Another commonly considered factor is to reduce the disk I/O. There are many techniques in this area, which is beyond the scope of this article. Below lists 3 common reasons that need to be considered in this aspect:
-
Data compression
-
Data indexing
-
Performing multiple processing steps in memory before writing to disk
Data compression is a must when working with big data, for which it allows faster read and write, as well as faster network transfer. Data file indexing is needed for fast data accessing, but at the expense of making writing to disk longer. Index a table or file only when it is necessary, while keeping in mind its impact on the writing performance. Lastly, perform multiple processing steps in memory whenever possible before writing the output to disk. This technique is not only used in Spark, but also used in many database technologies.
In summary, designing big data processes and systems with good performance is a challenging task.

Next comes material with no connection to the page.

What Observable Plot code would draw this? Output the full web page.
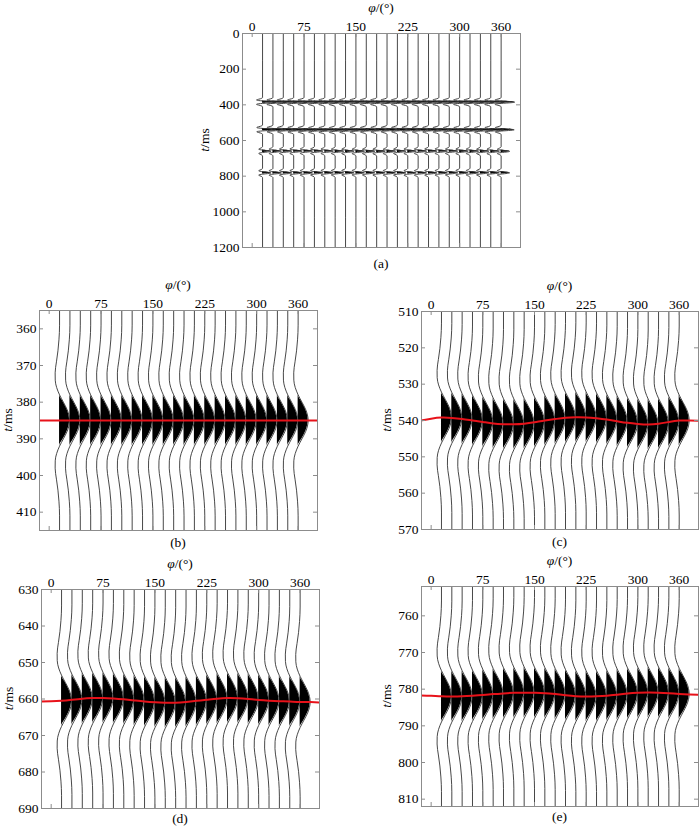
<!DOCTYPE html>
<html><head><meta charset="utf-8">
<script src="https://cdn.jsdelivr.net/npm/d3@7"></script>
<script src="https://cdn.jsdelivr.net/npm/@observablehq/plot@0.6"></script>
<style>
body{margin:0;background:#fff;}
#root{position:relative;width:700px;height:826px;overflow:hidden;font-family:'Liberation Serif',serif;}
#root svg{position:absolute;max-width:none;overflow:visible;}
#root svg text{font-family:'Liberation Serif',serif !important;}
</style></head><body><div id="root"></div>
<script>
// trace azimuths (degrees)
const traceAz = [15,30,45,60,75,90,105,120,135,150,165,180,195,210,225,240,255,270,285,300,315,330,345,360];
const xTicks = [0,75,150,225,300,360];
// azimuths at which the event-time curves were read
const curveAz = [-15,0,15,30,45,60,75,90,105,120,135,150,165,180,195,210,225,240,255,270,285,300,315,330,345,360,375,390];
// event (peak) times, ms
const tB = [385,385,385,385,385,385,385,385,385,385,385,385,385,385,385,385,385,385,385,385,385,385,385,385,385,385,385,385];
const tC = [540.0,539.5,539.2,539.3,539.6,540.0,540.4,540.8,541.0,541.05,540.9,540.5,540.0,539.6,539.25,539.1,539.15,539.4,539.75,540.2,540.65,540.95,541.1,540.9,540.4,540.0,540.0,540.1];
const tD = [660.7,660.65,660.5,660.2,659.9,659.75,659.7,659.85,660.1,660.4,660.7,660.9,661.0,661.0,660.8,660.5,660.2,659.9,659.75,659.8,660.0,660.25,660.45,660.6,660.7,660.8,660.85,660.95];
const tE = [781.7,781.8,781.95,782.0,781.95,781.8,781.6,781.35,781.15,781.0,780.95,781.0,781.1,781.35,781.65,781.9,782.0,781.95,781.8,781.5,781.2,781.0,780.9,780.95,781.1,781.3,781.45,781.55];
// relative amplitudes of the four events in panel (a)
const ampA = [1.35, 1.3, 0.85, 0.85];
// wavelet shape: time offset (ms) and normalised amplitude
const waveOffset = [-26,-22,-19,-16,-13,-11,-9,-7,-5,-3,-1.5,0,1.5,3,5,7,9,11,13,16,19,22,26];
const waveAmp =    [0,-0.06,-0.16,-0.31,-0.44,-0.43,-0.29,0,0.38,0.75,0.93,1,0.93,0.75,0.38,0,-0.29,-0.43,-0.44,-0.31,-0.16,-0.06,0];
const gain = 14.5; // peak amplitude in degrees of azimuth
// y ticks
const yTicksA = [0,200,400,600,800,1000,1200];
const yTicksB = [360,370,380,390,400,410];
const yTicksC = [510,520,530,540,550,560,570];
const yTicksD = [630,640,650,660,670,680,690];
const yTicksE = [760,770,780,790,800,810];
const captions = ["(a)","(b)","(c)","(d)","(e)"];

const xDomain = [-14, 388];
const frameColor = "#8c8c8c";
const FONT = "'Liberation Serif', serif";
const root = document.getElementById("root");

function eventAt(curve, az){ return curve[curveAz.indexOf(az)]; }

function buildTraces(curves, amps, yDomain){
  const rows = [];
  for (const az of traceAz){
    rows.push({az, t: yDomain[0] - 60, w: 0});
    curves.forEach((c, j) => {
      const ev = eventAt(c, az);
      for (let k = 0; k < waveOffset.length; k++) rows.push({az, t: ev + waveOffset[k], w: waveAmp[k] * amps[j]});
    });
    rows.push({az, t: yDomain[1] + 60, w: 0});
  }
  return rows;
}

function makePanel(cfg){
  const padL = 55, padT = 45, padR = 2, padB = 30;
  const innerW = cfg.r - cfg.l, innerH = cfg.b - cfg.t;
  const width = innerW + padL + padR, height = innerH + padT + padB;
  const rows = buildTraces(cfg.curves, cfg.amps, cfg.yDomain);
  const marks = [
    Plot.areaX(rows, {y: "t", x1: "az", x2: d => d.az + Math.max(0, d.w) * gain, z: "az", fill: "#000", curve: "monotone-y", clip: true}),
    Plot.line(rows, {x: d => d.az + d.w * gain, y: "t", z: "az", stroke: "#333", strokeWidth: 0.9, curve: "monotone-y", clip: true})
  ];
  if (cfg.red){
    const redRows = curveAz.map((a, i) => ({az: a, t: cfg.red[i]}));
    marks.push(Plot.line(redRows, {x: "az", y: "t", stroke: "#e8121a", strokeWidth: 2, curve: "natural", clip: true}));
  }
  marks.push(
    Plot.frame({stroke: frameColor}),
    Plot.tickX(xTicks, {x: d => d, insetBottom: innerH - 4, stroke: frameColor}),
    Plot.tickX(xTicks, {x: d => d, insetTop: innerH - 4, stroke: frameColor}),
    Plot.tickY(cfg.yTicks, {y: d => d, insetRight: innerW - 4, stroke: frameColor}),
    Plot.tickY(cfg.yTicks, {y: d => d, insetLeft: innerW - 4, stroke: frameColor}),
    Plot.axisX({anchor: "top", ticks: xTicks, tickSize: 0, tickPadding: 3, tickFormat: d => String(d), label: null, fill: "#000"}),
    Plot.axisY({anchor: "left", ticks: cfg.yTicks, tickSize: 0, tickPadding: 3, tickFormat: d => String(d), label: null, fill: "#000"})
  );
  const svg = Plot.plot({
    width, height,
    marginLeft: padL, marginRight: padR, marginTop: padT, marginBottom: padB,
    x: {domain: xDomain},
    y: {domain: cfg.yDomain, reverse: true},
    style: {fontFamily: FONT, fontSize: "13.5px", background: "transparent", overflow: "visible"},
    marks
  });
  svg.style.left = (cfg.l - padL) + "px";
  svg.style.top = (cfg.t - padT) + "px";
  const s = d3.select(svg);
  const cx = padL + innerW / 2;
  const g = s.append("g").style("font-family", FONT).attr("font-size", 13.5).attr("fill", "#000");
  const phi = g.append("text").attr("x", cx).attr("y", padT - 21).attr("text-anchor", "middle");
  phi.append("tspan").attr("font-style", "italic").text("φ");
  phi.append("tspan").text("/(°)");
  const yl = g.append("text").attr("transform", `translate(${padL - cfg.ylab},${padT + innerH / 2}) rotate(-90)`).attr("text-anchor", "middle");
  yl.append("tspan").attr("font-style", "italic").text("t");
  yl.append("tspan").text("/ms");
  g.append("text").attr("x", cx).attr("y", padT + innerH + cfg.cap).attr("text-anchor", "middle").text(cfg.caption);
  root.appendChild(svg);
}

makePanel({l: 242, r: 520, t: 33, b: 247, yDomain: [0, 1200], yTicks: yTicksA, curves: [tB, tC, tD, tE], amps: ampA, red: null, caption: captions[0], ylab: 33, cap: 21});
makePanel({l: 39, r: 317, t: 310, b: 530, yDomain: [355, 415], yTicks: yTicksB, curves: [tB], amps: [1], red: tB, caption: captions[1], ylab: 27, cap: 17});
makePanel({l: 421, r: 698, t: 311, b: 529, yDomain: [510, 570], yTicks: yTicksC, curves: [tC], amps: [1], red: tC, caption: captions[2], ylab: 30, cap: 17});
makePanel({l: 41, r: 319, t: 589, b: 808, yDomain: [630, 690], yTicks: yTicksD, curves: [tD], amps: [1], red: tD, caption: captions[3], ylab: 28, cap: 15});
makePanel({l: 421, r: 698, t: 586, b: 806, yDomain: [752, 812], yTicks: yTicksE, curves: [tE], amps: [1], red: tE, caption: captions[4], ylab: 30, cap: 15});
</script></body></html>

The 4 basic principles illustrated in this article will give you a guideline to think both proactively and creatively when working with big data and other databases or systems. It happens often that the initial design does not lead to the best performance, primarily because of limited hardware and data volume in the development and test environments. Multiple iterations of performance optimization, therefore, are required after the process runs on production. Furthermore, an optimized data process is often tailored to certain business use cases. When the process is enhanced with new features to satisfy new use cases, certain optimizations could become not valid and require re-thinking. All in all, improving the performance of big data is a never-ending task, which will continue to evolve with the growth of the data and the continued effort of discovering and realizing the value of the data.